## START RAW DATA

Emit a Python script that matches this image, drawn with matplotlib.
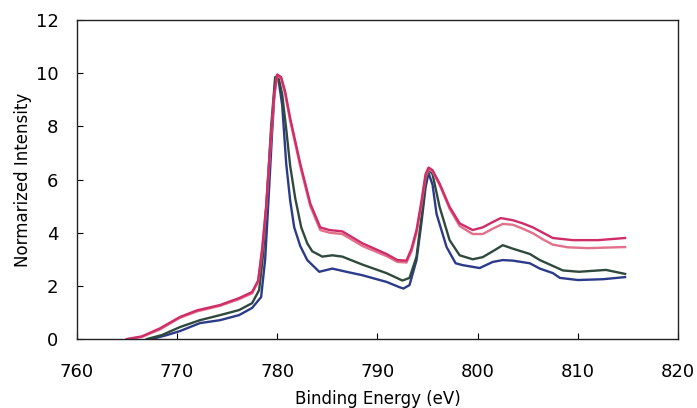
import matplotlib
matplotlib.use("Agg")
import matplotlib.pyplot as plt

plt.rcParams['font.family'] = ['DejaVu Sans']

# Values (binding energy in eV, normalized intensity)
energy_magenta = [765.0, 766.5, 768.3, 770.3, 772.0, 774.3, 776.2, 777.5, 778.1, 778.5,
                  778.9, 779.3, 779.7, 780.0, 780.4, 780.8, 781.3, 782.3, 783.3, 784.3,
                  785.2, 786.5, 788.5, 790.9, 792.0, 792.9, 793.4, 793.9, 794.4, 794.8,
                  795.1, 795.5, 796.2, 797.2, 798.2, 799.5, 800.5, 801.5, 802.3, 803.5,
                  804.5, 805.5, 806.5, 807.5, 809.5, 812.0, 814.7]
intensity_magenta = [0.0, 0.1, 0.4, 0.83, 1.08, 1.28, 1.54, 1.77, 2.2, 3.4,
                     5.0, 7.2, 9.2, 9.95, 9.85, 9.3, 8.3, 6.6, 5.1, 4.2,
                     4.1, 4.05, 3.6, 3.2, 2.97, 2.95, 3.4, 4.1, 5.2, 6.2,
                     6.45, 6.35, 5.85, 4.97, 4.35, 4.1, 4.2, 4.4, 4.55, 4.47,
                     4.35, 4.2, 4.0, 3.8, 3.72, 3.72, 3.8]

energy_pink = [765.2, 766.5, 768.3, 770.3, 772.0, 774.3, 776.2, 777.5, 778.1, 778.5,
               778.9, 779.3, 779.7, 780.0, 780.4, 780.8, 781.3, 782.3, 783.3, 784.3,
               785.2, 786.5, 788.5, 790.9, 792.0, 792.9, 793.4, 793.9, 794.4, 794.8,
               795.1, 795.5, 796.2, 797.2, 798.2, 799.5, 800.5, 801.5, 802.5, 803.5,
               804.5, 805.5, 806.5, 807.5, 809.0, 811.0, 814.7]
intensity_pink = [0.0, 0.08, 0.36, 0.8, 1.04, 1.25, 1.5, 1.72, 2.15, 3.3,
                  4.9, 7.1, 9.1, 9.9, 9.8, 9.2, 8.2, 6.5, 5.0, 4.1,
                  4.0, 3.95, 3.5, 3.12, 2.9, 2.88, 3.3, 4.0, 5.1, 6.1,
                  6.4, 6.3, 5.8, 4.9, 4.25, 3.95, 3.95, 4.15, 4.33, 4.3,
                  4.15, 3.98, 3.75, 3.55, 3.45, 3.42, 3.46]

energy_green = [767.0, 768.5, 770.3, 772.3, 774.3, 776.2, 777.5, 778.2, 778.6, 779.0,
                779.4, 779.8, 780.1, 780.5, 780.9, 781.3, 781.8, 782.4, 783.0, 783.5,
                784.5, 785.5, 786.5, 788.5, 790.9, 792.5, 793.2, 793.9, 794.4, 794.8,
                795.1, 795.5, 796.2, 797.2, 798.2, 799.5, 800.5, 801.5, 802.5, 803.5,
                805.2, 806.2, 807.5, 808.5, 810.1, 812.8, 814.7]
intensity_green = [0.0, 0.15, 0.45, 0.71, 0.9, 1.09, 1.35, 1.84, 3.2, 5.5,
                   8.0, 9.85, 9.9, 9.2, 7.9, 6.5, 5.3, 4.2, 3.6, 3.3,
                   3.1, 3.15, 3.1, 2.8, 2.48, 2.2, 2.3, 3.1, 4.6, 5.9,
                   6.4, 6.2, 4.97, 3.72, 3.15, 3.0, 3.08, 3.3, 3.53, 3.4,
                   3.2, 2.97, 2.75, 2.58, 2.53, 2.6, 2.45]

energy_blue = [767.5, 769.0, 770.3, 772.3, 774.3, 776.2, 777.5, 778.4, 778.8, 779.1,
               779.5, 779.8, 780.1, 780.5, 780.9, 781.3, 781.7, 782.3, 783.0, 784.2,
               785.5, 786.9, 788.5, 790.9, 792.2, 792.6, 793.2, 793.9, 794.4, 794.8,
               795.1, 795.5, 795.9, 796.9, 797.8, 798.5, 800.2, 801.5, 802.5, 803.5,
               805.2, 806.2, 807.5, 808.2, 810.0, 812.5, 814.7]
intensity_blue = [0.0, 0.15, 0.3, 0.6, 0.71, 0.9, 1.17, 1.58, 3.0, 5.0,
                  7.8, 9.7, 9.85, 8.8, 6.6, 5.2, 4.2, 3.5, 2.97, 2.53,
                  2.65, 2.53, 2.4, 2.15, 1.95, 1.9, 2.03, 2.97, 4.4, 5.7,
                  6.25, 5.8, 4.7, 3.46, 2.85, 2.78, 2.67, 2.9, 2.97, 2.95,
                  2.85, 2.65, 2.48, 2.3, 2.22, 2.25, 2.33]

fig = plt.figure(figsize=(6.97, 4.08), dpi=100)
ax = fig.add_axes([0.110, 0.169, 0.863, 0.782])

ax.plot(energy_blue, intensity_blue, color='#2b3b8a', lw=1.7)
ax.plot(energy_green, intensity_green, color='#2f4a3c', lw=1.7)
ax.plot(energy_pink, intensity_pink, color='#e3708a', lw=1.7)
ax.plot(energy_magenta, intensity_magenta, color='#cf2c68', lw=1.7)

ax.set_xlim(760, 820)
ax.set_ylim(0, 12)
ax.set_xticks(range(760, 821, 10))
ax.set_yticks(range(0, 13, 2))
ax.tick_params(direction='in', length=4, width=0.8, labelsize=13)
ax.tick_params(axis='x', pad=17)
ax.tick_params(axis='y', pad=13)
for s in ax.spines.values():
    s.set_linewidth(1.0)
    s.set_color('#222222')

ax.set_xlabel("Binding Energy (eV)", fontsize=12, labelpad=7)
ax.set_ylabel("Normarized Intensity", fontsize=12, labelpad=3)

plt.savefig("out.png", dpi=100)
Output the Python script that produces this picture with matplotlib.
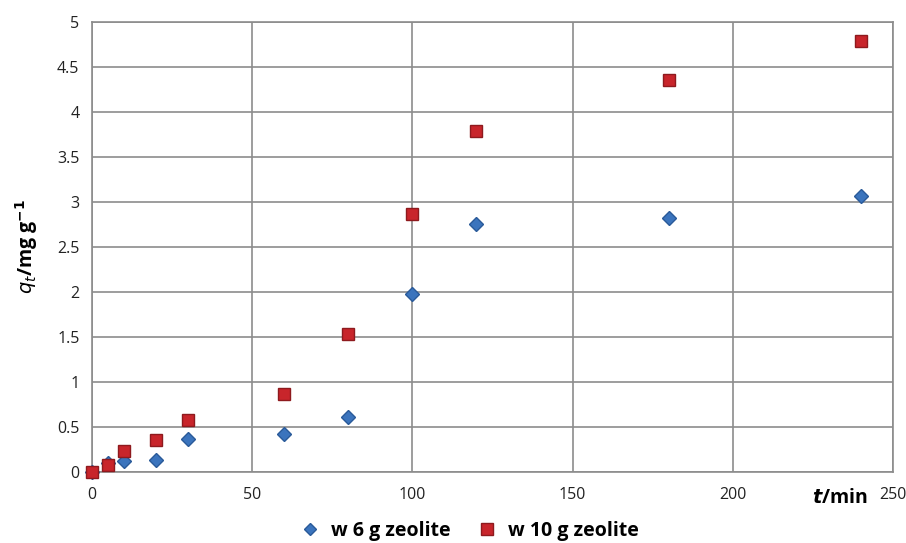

## END RAW DATA

- [DIRECTIONS FOR THIS TASK]: Transcribe the entries from their first line to the line that holds "plt.rcParams['font.family'] = ['DejaVu Sans']", both included, and skip every picture.

- [SOLVED PROBLEM]:
Emit a Python script that matches this image, drawn with matplotlib.
import matplotlib
matplotlib.use("Agg")
import matplotlib.pyplot as plt

plt.rcParams['font.family'] = ['DejaVu Sans']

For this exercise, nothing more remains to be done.